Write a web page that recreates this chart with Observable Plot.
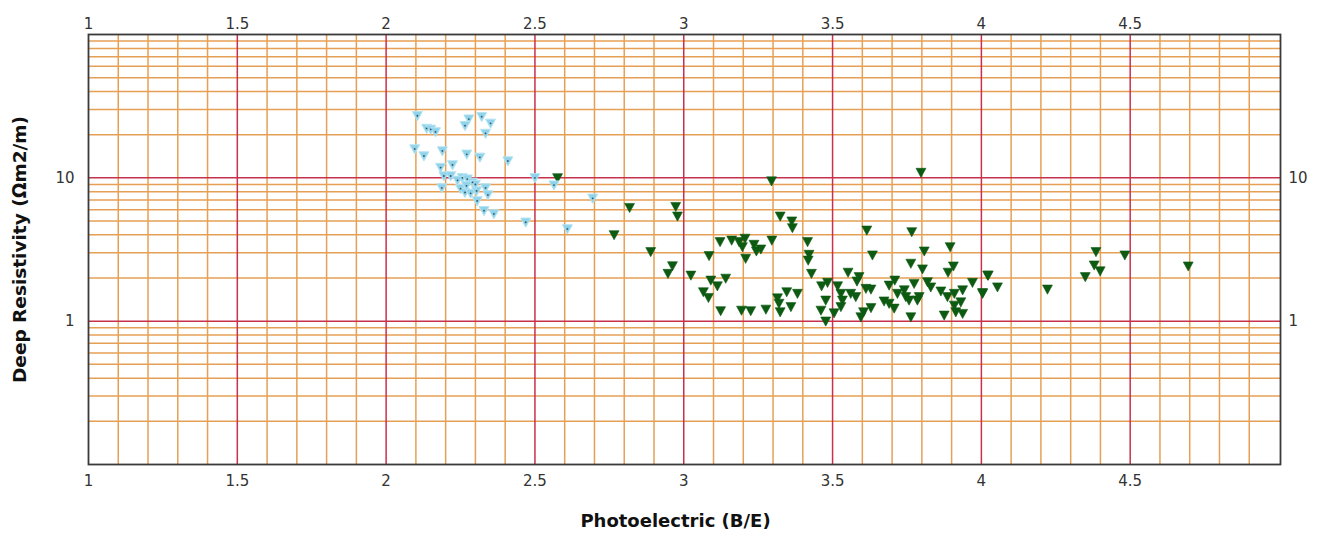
<!DOCTYPE html>
<html>
<head>
<meta charset="utf-8">
<script src="https://cdn.jsdelivr.net/npm/d3@7"></script>
<script src="https://cdn.jsdelivr.net/npm/@observablehq/plot@0.6"></script>
<style>
  html, body { margin: 0; padding: 0; background: #fff; }
  #chart { width: 1318px; height: 534px; }
</style>
</head>
<body>
<div id="chart"></div>
<script>
// Tick labels
const xTicks = [1, 1.5, 2, 2.5, 3, 3.5, 4, 4.5];
const yTicks = [1, 10];
const xMajorGrid = [1.5, 2, 2.5, 3, 3.5, 4, 4.5];
const xMinorGrid = [1.1,1.2,1.3,1.4,1.6,1.7,1.8,1.9,2.1,2.2,2.3,2.4,2.6,2.7,2.8,2.9,3.1,3.2,3.3,3.4,3.6,3.7,3.8,3.9,4.1,4.2,4.3,4.4,4.6,4.7,4.8,4.9];
const yMajorGrid = [1, 10];
const yMinorGrid = [0.2,0.3,0.4,0.5,0.6,0.7,0.8,0.9,2,3,4,5,6,7,8,9,20,30,40,50,60,70,80,90];

// Series 1 (light blue)
const blueX = [2.105,2.278,2.321,2.351,2.265,2.136,2.150,2.166,2.334,2.096,2.189,2.127,2.271,2.315,2.409,2.223,2.183,2.194,2.217,2.256,2.273,2.290,2.187,2.250,2.265,2.284,2.304,2.334,2.342,2.306,2.329,2.362,2.469,2.500,2.564,2.609,2.694,2.240,2.300,2.270];
const blueY = [27.1,25.7,26.7,24.0,23.1,22.1,21.8,20.9,20.4,15.9,15.4,14.2,14.6,13.9,13.1,12.3,11.8,10.3,10.3,10.0,9.8,9.3,8.5,8.4,7.9,7.8,8.1,8.5,7.6,6.9,5.9,5.6,4.9,10.0,8.9,4.4,7.2,9.6,9.0,8.8];

// Series 2 (dark green)
const greenX = [2.576,2.818,2.973,2.979,2.766,2.889,2.962,2.947,3.024,3.122,3.161,3.186,3.206,3.197,3.236,3.244,3.259,3.296,3.208,3.085,3.141,3.091,3.113,3.066,3.083,3.124,3.194,3.225,3.276,3.324,3.295,3.324,3.363,3.365,3.346,3.382,3.315,3.320,3.360,
  3.797,3.416,3.421,3.418,3.429,3.615,3.634,3.766,3.808,3.895,3.763,3.906,3.802,3.888,4.021,3.552,3.589,3.582,3.483,3.463,3.517,3.528,3.561,3.578,3.612,3.629,3.533,3.477,3.461,3.477,3.505,3.528,3.604,3.595,3.629,3.673,3.690,3.709,3.718,3.690,3.707,3.741,3.746,3.757,3.774,3.791,3.785,3.763,3.819,3.830,3.864,3.886,3.909,3.937,3.970,4.004,3.909,3.931,3.914,3.937,3.875,
  4.385,4.482,4.379,4.399,4.349,4.695,4.023,4.054,4.222,4.004];
const greenY = [10.0,6.2,6.3,5.4,4.0,3.05,2.43,2.15,2.09,3.58,3.67,3.58,3.78,3.30,3.43,3.08,3.18,3.67,2.74,2.86,1.99,1.93,1.76,1.60,1.46,1.18,1.19,1.18,1.21,1.16,9.5,5.4,4.99,4.48,1.60,1.56,1.45,1.33,1.26,
  10.9,3.58,2.92,2.66,2.15,4.31,2.89,4.20,3.08,3.30,2.53,2.42,2.31,2.19,2.09,2.19,2.04,1.90,1.86,1.76,1.76,1.56,1.56,1.48,1.69,1.67,1.40,1.40,1.19,1.00,1.14,1.26,1.16,1.07,1.24,1.38,1.78,1.93,1.56,1.33,1.23,1.65,1.48,1.40,1.83,1.48,1.40,1.07,1.88,1.73,1.62,1.48,1.56,1.65,1.86,1.56,1.29,1.36,1.16,1.13,1.10,
  3.05,2.89,2.46,2.24,2.04,2.42,2.09,1.73,1.67,1.58];

const blue = blueX.map((x, i) => ({x, y: blueY[i]}));
const green = greenX.map((x, i) => ({x, y: greenY[i]}));

const triDown = {
  draw(ctx, size) {
    const w = Math.sqrt(size) * 1.12;
    ctx.moveTo(-w / 2, -w * 0.42);
    ctx.lineTo(w / 2, -w * 0.42);
    ctx.lineTo(0, w * 0.5);
    ctx.closePath();
  }
};

const ORANGE = "#e6a056";
const RED = "#c8314c";
const FONT = "DejaVu Sans, Verdana, sans-serif";
const TICKFS = 15;

const chart = Plot.plot({
  width: 1318,
  height: 534,
  marginLeft: 88,
  marginRight: 38,
  marginTop: 34,
  marginBottom: 70,
  style: {fontFamily: FONT, fontSize: "15px", color: "#333", background: "#fff"},
  x: {domain: [1, 5.005], axis: null},
  y: {type: "log", domain: [0.1, 100], axis: null},
  marks: [
    Plot.ruleX(xMinorGrid, {stroke: ORANGE, strokeWidth: 1.5}),
    Plot.ruleY(yMinorGrid, {stroke: ORANGE, strokeWidth: 1.5}),
    Plot.ruleX(xMajorGrid, {stroke: RED, strokeWidth: 1.5}),
    Plot.ruleY(yMajorGrid, {stroke: RED, strokeWidth: 1.5}),
    Plot.frame({stroke: "#3a3a3a", strokeWidth: 1.8}),
    Plot.axisX({anchor: "top", ticks: xTicks, tickSize: 0, tickPadding: 6, tickFormat: d => String(d), label: null, fontSize: TICKFS}),
    Plot.axisX({anchor: "bottom", ticks: xTicks, tickSize: 0, tickPadding: 11, tickFormat: d => String(d), label: null, fontSize: TICKFS}),
    Plot.axisY({anchor: "left", ticks: yTicks, tickSize: 0, tickPadding: 14, tickFormat: d => String(d), label: null, fontSize: TICKFS}),
    Plot.axisY({anchor: "right", ticks: yTicks, tickSize: 0, tickPadding: 8, tickFormat: d => String(d), label: null, fontSize: TICKFS}),
    Plot.dot(green, {x: "x", y: "y", symbol: triDown, r: 5, fill: "#0d5a12", stroke: "#0d5a12", strokeWidth: 0.6}),
    Plot.dot(blue, {x: "x", y: "y", symbol: triDown, r: 5, fill: "#8fd2ea", stroke: "#b4e3f2", strokeWidth: 1}),
    Plot.dot(blue, {x: "x", y: "y", r: 0.9, fill: "#2f5666"}),
    Plot.text(["Deep Resistivity (Ωm2/m)"], {frameAnchor: "left", dx: -68, rotate: -90, textAnchor: "middle", fontWeight: "bold", fontSize: 18.5, fill: "#111"}),
    Plot.text(["Photoelectric (B/E)"], {frameAnchor: "bottom", dy: 62, dx: -9, fontWeight: "bold", fontSize: 18, fill: "#111"})
  ]
});
document.getElementById("chart").append(chart);
</script>
</body>
</html>
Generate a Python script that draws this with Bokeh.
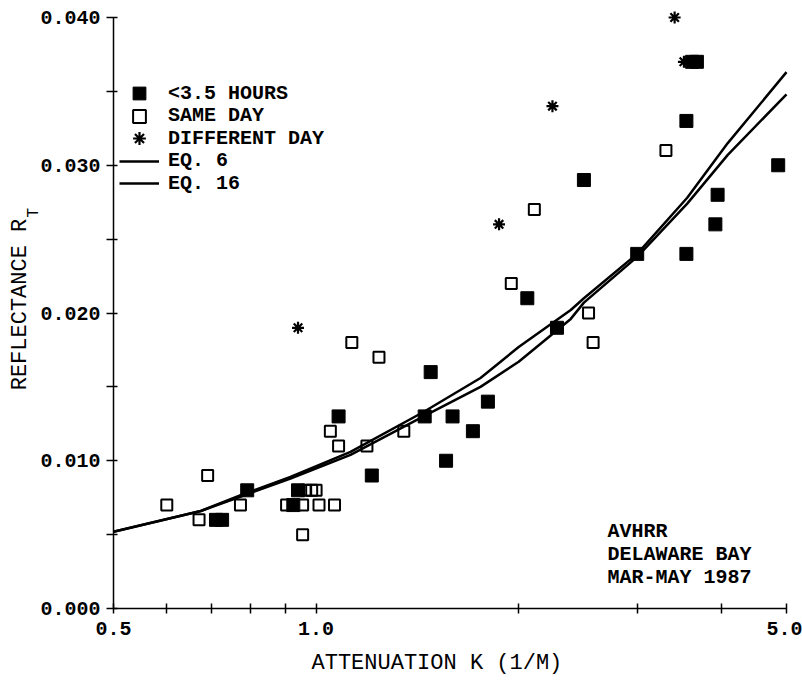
import math
from bokeh.plotting import figure
from bokeh.models import (FixedTicker, CustomJSTickFormatter, Label, Legend,
                          LegendItem, Range1d)
from bokeh.embed import file_html
from bokeh.resources import INLINE

# ---------------- data ----------------
# < 3.5 hours (filled squares)
hours_k = [0.71, 0.725, 0.79, 0.925, 0.94, 1.08, 1.21, 1.45, 1.48, 1.56, 1.595,
           1.71, 1.80, 2.06, 2.28, 2.50, 3.00, 3.55, 3.55, 3.62, 3.68, 3.92,
           3.95, 4.86]
hours_r = [0.006, 0.006, 0.008, 0.007, 0.008, 0.013, 0.009, 0.013, 0.016,
           0.010, 0.013, 0.012, 0.014, 0.021, 0.019, 0.029, 0.024, 0.033,
           0.024, 0.037, 0.037, 0.026, 0.028, 0.030]

# same day (open squares)
same_k = [0.60, 0.67, 0.69, 0.772, 0.904, 0.955, 0.955, 1.01, 1.065, 0.965,
          0.985, 1.0, 1.05, 1.08, 1.19, 1.13, 1.24, 1.35, 1.95, 2.11, 2.54,
          2.58, 3.31]
same_r = [0.007, 0.006, 0.009, 0.007, 0.007, 0.007, 0.005, 0.007, 0.007,
          0.008, 0.008, 0.008, 0.012, 0.011, 0.011, 0.018, 0.017, 0.012,
          0.022, 0.027, 0.020, 0.018, 0.031]

# different day (asterisks)
diff_k = [0.94, 1.87, 2.245, 3.41, 3.52]
diff_r = [0.019, 0.026, 0.034, 0.040, 0.037]

# model curves
eq6_k = [0.5, 0.674, 0.786, 0.916, 1.125, 1.444, 1.755, 2.0, 2.39, 2.5, 3.0,
         3.56, 4.09, 5.0]
eq6_r = [0.0052, 0.0066, 0.0078, 0.0089, 0.0106, 0.0133, 0.0156, 0.0177,
         0.0202, 0.0210, 0.0240, 0.0278, 0.0315, 0.0363]
eq16_k = [0.5, 0.674, 0.786, 0.916, 1.125, 1.444, 1.755, 2.0, 2.39, 2.5, 3.0,
          3.56, 4.09, 5.0]
eq16_r = [0.0052, 0.0066, 0.0077, 0.0088, 0.0104, 0.0130, 0.0150, 0.0167,
          0.0196, 0.0207, 0.0238, 0.0274, 0.0307, 0.0348]

x_major = [0.5, 1.0, 5.0]
x_minor = [0.6, 0.7, 0.8, 0.9, 2.0, 3.0, 4.0]
y_major = [0.0, 0.01, 0.02, 0.03, 0.04]
y_minor = [0.005, 0.015, 0.025, 0.035]

legend_labels = ["<3.5 HOURS", "SAME DAY", "DIFFERENT DAY", "EQ. 6", "EQ. 16"]
note_lines = ["AVHRR", "DELAWARE BAY", "MAR-MAY 1987"]
x_title = "ATTENUATION K  (1/M)"
y_title = "REFLECTANCE R"
y_title_sub = "T"

# ---------------- layout ----------------
# The frame covers the whole canvas; the axes are pinned with fixed_location
W, H = 802, 685
AX_L, AX_R = 113, 786      # pixel x of K=0.5 and K=5.0
AX_B, AX_T = 608, 17       # pixel y of R=0 and R=0.040
PX_PER_DEC = AX_R - AX_L
Y_PER_PX = 0.040 / (AX_B - AX_T)

FONT = "Liberation Mono"


def xd(px):
    return 0.5 * 10 ** ((px - AX_L) / PX_PER_DEC)


def yd(py):
    return (AX_B - py) * Y_PER_PX


p = figure(width=W, height=H, x_axis_type="log",
           x_range=Range1d(xd(0), xd(W)), y_range=Range1d(yd(H), yd(0)),
           output_backend="svg", toolbar_location=None,
           min_border=0, min_border_left=0, min_border_right=0,
           min_border_top=0, min_border_bottom=0)
p.grid.visible = False
p.outline_line_color = None
p.background_fill_color = "white"
p.border_fill_color = "white"

r6 = p.line(eq6_k, eq6_r, line_width=2.5, line_color="black")
r16 = p.line(eq16_k, eq16_r, line_width=2.5, line_color="black")
rs = p.scatter(same_k, same_r, marker="square", size=11, fill_color=None,
               line_color="black", line_width=2)
rh = p.scatter(hours_k, hours_r, marker="square", size=13, fill_color="black",
               line_color="black", line_width=1)
rd = p.scatter(diff_k, diff_r, marker="asterisk", size=12, line_color="black",
               line_width=2.2)

# axes
xa = p.xaxis[0]
xa.fixed_location = 0.0
xa.ticker = FixedTicker(ticks=x_major, minor_ticks=x_minor)
xa.formatter = CustomJSTickFormatter(code="return tick.toFixed(1);")
xa.bounds = (0.5, 5.0)
xa.major_tick_in = 5
xa.major_tick_out = 5
xa.minor_tick_in = 5
xa.minor_tick_out = 5
xa.major_label_standoff = 8

ya = p.yaxis[0]
ya.fixed_location = 0.5
ya.ticker = FixedTicker(ticks=y_major, minor_ticks=y_minor)
ya.formatter = CustomJSTickFormatter(code="return tick.toFixed(3);")
ya.bounds = (0.0, 0.04)
ya.major_tick_in = 4
ya.major_tick_out = 7
ya.minor_tick_in = 4
ya.minor_tick_out = 7
ya.major_label_standoff = 6

for ax in (xa, ya):
    ax.axis_line_color = "black"
    ax.axis_line_width = 1.5
    ax.major_tick_line_color = "black"
    ax.major_tick_line_width = 1.5
    ax.minor_tick_line_color = "black"
    ax.minor_tick_line_width = 1.5
    ax.major_label_text_font = FONT
    ax.major_label_text_font_size = "20px"
    ax.major_label_text_font_style = "bold"
    ax.major_label_text_color = "black"

# axis titles
p.add_layout(Label(x=xd(443), y=yd(663), text=x_title,
                   text_align="center", text_baseline="middle",
                   text_font=FONT, text_font_size="22px",
                   text_color="black"))
p.add_layout(Label(x=xd(20), y=yd(304), text=y_title,
                   angle=math.pi / 2, text_align="center",
                   text_baseline="middle", text_font=FONT,
                   text_font_size="22px", text_color="black"))
p.add_layout(Label(x=xd(33), y=yd(217), text=y_title_sub,
                   angle=math.pi / 2, text_align="left",
                   text_baseline="middle", text_font=FONT,
                   text_font_size="16px", text_color="black"))

# legend: one single-item legend per row for exact row pitch
renderers = [rh, rs, rd, r6, r16]
row0, pitch, gh = 93.0, 22.5, 32
for i, (lab, r) in enumerate(zip(legend_labels, renderers)):
    cy = row0 + pitch * i
    leg = Legend(items=[LegendItem(label=lab, renderers=[r])],
                 location=(119, H - (cy + gh / 2)),
                 glyph_width=40, glyph_height=gh, label_height=20,
                 padding=0, margin=0, label_standoff=9,
                 label_text_font=FONT, label_text_font_size="20px",
                 label_text_font_style="bold",
                 label_text_color="black",
                 border_line_color=None, background_fill_alpha=0)
    p.add_layout(leg)

# note in lower right
for i, t in enumerate(note_lines):
    p.add_layout(Label(x=xd(607), y=yd(531 + 23 * i), text=t,
                       text_align="left", text_baseline="middle",
                       text_font=FONT, text_font_size="20px",
                       text_font_style="bold", text_color="black"))

open("out.html", "w").write(file_html(p, INLINE))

## Given exercise
Copy out each line of the data where the string "script" appears.

## Reply to the task
<script src="https://cdn.jsdelivr.net/npm/d3@7"></script>
<script src="https://cdn.jsdelivr.net/npm/@observablehq/plot@0.6"></script>
<script>
</script>
Generate a Python script that draws this with Bokeh.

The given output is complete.